Nothing outside the stretch should be returned: give exactly the lines from the line containing "Write a Python" through the line containing "80, 90, 100]", including both.

----- DATA RECORDS

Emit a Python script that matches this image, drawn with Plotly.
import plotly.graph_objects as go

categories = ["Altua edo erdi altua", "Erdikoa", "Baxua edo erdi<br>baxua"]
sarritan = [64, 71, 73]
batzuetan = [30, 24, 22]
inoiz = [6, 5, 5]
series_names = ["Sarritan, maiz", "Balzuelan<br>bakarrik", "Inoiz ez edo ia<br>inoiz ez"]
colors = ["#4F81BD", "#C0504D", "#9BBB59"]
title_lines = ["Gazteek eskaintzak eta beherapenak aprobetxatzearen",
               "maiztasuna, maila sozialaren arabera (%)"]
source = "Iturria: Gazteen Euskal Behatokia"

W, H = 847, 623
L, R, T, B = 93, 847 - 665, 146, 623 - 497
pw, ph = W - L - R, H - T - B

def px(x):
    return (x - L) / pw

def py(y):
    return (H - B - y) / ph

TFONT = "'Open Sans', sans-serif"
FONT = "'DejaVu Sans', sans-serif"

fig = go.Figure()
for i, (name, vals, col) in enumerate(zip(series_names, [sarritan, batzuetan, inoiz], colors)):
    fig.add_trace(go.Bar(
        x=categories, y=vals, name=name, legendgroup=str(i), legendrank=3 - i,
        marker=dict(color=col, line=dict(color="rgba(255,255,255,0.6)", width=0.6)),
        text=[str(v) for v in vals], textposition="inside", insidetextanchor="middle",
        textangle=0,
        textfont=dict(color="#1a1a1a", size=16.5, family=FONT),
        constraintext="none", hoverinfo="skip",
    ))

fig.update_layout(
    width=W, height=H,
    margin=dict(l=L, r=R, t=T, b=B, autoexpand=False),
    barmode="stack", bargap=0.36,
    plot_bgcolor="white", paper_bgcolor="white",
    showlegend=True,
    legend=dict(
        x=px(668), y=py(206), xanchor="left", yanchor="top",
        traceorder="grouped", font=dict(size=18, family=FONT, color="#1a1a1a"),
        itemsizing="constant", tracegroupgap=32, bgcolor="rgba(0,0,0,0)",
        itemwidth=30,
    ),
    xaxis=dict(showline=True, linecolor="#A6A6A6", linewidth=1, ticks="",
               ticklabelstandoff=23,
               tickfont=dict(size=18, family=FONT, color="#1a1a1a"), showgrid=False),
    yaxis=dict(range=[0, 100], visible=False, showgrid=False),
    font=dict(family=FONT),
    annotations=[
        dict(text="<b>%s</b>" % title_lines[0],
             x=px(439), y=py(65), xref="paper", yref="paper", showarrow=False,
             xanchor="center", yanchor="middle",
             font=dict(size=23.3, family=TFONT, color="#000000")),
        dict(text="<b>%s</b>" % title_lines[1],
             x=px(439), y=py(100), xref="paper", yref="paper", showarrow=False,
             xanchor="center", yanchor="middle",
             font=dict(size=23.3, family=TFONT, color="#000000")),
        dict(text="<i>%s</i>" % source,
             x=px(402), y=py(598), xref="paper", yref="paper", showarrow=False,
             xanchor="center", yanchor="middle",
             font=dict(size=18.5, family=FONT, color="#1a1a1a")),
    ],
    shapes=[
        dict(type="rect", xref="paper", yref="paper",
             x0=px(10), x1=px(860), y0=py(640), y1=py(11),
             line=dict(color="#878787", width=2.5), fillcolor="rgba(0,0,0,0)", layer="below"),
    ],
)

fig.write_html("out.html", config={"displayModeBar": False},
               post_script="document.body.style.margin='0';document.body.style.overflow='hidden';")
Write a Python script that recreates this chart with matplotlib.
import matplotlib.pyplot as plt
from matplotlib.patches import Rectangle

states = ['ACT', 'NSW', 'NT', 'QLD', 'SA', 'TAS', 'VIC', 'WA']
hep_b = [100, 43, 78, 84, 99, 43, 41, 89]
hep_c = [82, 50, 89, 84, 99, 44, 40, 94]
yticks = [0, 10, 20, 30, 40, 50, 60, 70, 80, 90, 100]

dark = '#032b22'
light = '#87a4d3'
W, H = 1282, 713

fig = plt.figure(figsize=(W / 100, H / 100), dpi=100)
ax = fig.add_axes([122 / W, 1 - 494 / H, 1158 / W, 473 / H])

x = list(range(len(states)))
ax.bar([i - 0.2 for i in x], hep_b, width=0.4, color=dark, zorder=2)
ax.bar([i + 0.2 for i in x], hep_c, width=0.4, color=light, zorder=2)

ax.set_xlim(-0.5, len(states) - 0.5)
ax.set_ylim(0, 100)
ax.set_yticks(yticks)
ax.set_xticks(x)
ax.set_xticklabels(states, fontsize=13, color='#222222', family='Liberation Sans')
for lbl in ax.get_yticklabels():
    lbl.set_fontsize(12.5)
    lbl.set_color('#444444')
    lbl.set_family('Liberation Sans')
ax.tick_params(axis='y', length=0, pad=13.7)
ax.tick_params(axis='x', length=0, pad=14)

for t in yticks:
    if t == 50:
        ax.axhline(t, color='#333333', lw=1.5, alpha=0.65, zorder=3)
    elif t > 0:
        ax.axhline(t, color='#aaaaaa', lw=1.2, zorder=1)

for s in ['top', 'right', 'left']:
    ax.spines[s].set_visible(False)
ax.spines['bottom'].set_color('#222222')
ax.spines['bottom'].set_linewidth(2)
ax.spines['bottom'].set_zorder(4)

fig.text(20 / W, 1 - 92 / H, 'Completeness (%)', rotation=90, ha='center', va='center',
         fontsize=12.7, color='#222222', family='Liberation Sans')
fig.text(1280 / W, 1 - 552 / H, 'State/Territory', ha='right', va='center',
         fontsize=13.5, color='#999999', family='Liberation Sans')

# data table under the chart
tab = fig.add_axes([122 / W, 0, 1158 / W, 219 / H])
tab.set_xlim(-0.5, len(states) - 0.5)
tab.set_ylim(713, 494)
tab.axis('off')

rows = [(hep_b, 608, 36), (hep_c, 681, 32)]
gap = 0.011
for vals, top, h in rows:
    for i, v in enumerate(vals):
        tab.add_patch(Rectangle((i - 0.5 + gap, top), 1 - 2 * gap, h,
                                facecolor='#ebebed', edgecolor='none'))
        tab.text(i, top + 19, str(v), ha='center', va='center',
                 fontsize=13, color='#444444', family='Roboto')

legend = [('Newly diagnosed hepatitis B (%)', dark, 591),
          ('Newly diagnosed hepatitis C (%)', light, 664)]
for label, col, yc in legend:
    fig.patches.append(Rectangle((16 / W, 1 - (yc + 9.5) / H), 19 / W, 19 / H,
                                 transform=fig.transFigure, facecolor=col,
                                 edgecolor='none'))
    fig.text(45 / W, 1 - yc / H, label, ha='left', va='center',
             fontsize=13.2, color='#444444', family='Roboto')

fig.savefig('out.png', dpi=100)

----------

▸ SOLUTION TO THIS TASK
Write a Python script that recreates this chart with matplotlib.
import matplotlib.pyplot as plt
from matplotlib.patches import Rectangle

states = ['ACT', 'NSW', 'NT', 'QLD', 'SA', 'TAS', 'VIC', 'WA']
hep_b = [100, 43, 78, 84, 99, 43, 41, 89]
hep_c = [82, 50, 89, 84, 99, 44, 40, 94]
yticks = [0, 10, 20, 30, 40, 50, 60, 70, 80, 90, 100]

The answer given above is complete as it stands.